— START —

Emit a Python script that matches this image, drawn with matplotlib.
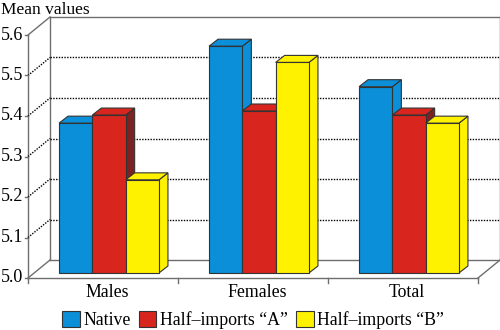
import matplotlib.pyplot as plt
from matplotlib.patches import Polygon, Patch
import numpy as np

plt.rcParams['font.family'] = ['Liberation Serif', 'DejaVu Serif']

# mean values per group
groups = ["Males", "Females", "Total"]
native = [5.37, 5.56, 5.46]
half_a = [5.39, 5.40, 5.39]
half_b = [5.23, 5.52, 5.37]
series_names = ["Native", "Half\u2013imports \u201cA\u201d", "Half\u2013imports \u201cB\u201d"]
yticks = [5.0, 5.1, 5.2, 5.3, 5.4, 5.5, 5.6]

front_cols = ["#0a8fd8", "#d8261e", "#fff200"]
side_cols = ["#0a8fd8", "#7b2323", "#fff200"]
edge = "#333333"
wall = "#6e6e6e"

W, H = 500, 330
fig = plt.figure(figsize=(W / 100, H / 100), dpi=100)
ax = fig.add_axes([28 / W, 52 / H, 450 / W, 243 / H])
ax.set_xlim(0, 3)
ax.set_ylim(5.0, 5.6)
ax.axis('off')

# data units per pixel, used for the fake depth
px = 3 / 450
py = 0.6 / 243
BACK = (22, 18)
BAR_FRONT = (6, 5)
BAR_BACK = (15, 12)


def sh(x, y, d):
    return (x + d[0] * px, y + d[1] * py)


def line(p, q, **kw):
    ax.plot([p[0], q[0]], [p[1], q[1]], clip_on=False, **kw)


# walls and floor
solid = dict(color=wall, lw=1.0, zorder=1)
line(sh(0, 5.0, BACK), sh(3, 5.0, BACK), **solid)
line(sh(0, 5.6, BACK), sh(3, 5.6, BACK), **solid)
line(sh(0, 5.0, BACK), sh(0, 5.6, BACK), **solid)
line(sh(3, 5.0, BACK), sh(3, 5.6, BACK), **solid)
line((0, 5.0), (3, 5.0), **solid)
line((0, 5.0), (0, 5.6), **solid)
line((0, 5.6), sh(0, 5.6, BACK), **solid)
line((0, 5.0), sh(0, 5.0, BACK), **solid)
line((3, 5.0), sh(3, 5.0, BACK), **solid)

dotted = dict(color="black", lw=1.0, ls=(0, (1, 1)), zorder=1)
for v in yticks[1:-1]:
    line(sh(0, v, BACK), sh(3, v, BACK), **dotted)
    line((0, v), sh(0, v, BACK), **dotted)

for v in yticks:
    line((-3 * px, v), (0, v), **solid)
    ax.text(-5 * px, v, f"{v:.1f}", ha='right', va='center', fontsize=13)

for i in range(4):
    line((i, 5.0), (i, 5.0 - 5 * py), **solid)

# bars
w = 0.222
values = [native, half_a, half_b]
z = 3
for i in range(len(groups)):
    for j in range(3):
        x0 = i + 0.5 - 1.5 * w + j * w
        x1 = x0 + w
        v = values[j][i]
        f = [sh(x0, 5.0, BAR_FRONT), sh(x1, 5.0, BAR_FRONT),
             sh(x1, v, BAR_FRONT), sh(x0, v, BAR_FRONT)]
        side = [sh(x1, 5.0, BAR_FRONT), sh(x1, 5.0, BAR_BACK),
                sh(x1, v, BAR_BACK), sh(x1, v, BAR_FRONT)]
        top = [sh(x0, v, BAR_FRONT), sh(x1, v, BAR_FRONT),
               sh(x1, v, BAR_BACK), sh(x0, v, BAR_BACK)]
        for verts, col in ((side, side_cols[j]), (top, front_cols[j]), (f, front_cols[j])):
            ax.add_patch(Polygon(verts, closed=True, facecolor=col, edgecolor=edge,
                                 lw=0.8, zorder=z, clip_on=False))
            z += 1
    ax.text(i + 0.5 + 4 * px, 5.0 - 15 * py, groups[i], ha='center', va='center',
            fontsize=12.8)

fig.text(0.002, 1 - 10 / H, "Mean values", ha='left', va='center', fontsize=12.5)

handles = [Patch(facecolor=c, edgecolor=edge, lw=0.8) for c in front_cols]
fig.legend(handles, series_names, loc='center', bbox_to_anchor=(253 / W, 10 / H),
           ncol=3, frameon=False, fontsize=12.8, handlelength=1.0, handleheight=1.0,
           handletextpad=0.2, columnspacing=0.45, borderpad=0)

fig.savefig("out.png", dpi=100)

— END —
— START —

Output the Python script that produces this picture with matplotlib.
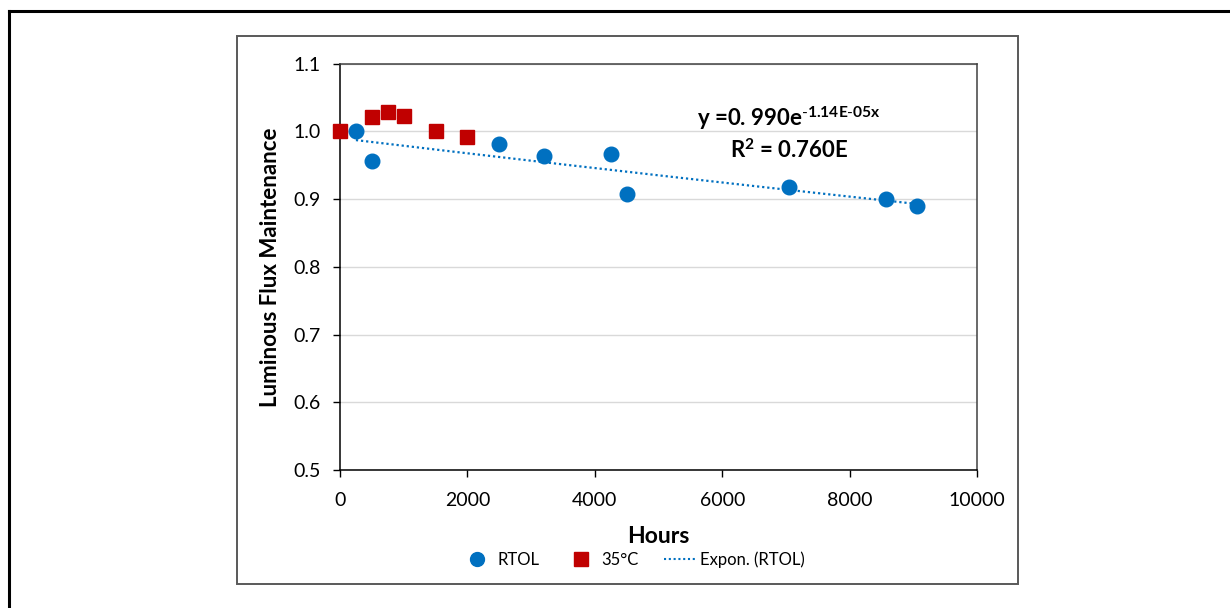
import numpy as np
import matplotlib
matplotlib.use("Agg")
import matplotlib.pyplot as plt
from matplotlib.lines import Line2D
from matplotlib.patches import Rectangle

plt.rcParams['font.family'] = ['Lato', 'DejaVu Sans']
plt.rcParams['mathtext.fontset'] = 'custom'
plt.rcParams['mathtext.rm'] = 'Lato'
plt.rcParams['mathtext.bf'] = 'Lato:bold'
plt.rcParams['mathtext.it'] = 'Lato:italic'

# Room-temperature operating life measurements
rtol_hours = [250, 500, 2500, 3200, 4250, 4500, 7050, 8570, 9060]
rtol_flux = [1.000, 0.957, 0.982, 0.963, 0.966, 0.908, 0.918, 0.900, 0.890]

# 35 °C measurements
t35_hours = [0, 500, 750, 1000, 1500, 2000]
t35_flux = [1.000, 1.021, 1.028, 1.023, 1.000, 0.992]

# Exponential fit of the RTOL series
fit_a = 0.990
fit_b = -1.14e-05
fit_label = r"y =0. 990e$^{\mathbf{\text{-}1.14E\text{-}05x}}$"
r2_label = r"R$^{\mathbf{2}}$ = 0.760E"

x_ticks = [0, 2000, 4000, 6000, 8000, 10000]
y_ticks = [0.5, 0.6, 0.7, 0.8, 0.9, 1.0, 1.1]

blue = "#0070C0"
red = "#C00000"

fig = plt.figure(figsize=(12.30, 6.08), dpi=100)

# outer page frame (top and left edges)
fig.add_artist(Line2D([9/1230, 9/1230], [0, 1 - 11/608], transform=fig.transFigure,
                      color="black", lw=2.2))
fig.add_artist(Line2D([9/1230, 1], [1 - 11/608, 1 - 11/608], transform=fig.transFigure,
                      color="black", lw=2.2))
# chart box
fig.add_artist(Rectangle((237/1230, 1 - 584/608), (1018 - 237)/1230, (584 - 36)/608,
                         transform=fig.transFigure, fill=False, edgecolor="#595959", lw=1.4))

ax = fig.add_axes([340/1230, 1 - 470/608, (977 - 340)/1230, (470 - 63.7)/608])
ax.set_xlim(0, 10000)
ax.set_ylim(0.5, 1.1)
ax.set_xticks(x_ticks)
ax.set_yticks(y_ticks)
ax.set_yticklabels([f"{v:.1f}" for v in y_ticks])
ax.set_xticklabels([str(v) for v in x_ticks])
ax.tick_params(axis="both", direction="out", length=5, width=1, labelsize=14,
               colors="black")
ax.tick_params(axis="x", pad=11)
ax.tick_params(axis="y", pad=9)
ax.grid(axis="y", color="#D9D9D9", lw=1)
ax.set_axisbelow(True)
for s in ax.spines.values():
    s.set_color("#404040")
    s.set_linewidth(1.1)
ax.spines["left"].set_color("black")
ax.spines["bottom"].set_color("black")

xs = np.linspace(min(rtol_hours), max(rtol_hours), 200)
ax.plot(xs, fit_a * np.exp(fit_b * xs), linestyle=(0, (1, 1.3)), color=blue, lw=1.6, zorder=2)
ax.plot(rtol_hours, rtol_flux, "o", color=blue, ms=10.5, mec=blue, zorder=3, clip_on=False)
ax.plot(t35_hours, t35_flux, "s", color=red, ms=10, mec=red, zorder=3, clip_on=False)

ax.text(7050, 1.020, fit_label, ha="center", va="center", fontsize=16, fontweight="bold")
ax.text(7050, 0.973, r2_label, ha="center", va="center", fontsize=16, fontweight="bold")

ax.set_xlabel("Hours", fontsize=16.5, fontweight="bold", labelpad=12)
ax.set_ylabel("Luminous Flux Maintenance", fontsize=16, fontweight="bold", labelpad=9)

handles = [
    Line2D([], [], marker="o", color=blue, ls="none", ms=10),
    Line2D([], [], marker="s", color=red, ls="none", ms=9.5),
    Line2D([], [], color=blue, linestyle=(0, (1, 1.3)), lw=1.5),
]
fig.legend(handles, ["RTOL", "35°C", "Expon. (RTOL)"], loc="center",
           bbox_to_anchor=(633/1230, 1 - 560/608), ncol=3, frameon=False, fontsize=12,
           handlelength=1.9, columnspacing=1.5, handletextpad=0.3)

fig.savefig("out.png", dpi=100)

— END —

# Exercise requirements:
From the line containing "Output the Python" to the line containing "fig = plt.figure(figsize=(12.30, 6.08), dpi=100)", both lines included, give the text again exactly, without any pictures.

# Exercise response:
Output the Python script that produces this picture with matplotlib.
import numpy as np
import matplotlib
matplotlib.use("Agg")
import matplotlib.pyplot as plt
from matplotlib.lines import Line2D
from matplotlib.patches import Rectangle

plt.rcParams['font.family'] = ['Lato', 'DejaVu Sans']
plt.rcParams['mathtext.fontset'] = 'custom'
plt.rcParams['mathtext.rm'] = 'Lato'
plt.rcParams['mathtext.bf'] = 'Lato:bold'
plt.rcParams['mathtext.it'] = 'Lato:italic'

# Room-temperature operating life measurements
rtol_hours = [250, 500, 2500, 3200, 4250, 4500, 7050, 8570, 9060]
rtol_flux = [1.000, 0.957, 0.982, 0.963, 0.966, 0.908, 0.918, 0.900, 0.890]

# 35 °C measurements
t35_hours = [0, 500, 750, 1000, 1500, 2000]
t35_flux = [1.000, 1.021, 1.028, 1.023, 1.000, 0.992]

# Exponential fit of the RTOL series
fit_a = 0.990
fit_b = -1.14e-05
fit_label = r"y =0. 990e$^{\mathbf{\text{-}1.14E\text{-}05x}}$"
r2_label = r"R$^{\mathbf{2}}$ = 0.760E"

x_ticks = [0, 2000, 4000, 6000, 8000, 10000]
y_ticks = [0.5, 0.6, 0.7, 0.8, 0.9, 1.0, 1.1]

blue = "#0070C0"
red = "#C00000"

fig = plt.figure(figsize=(12.30, 6.08), dpi=100)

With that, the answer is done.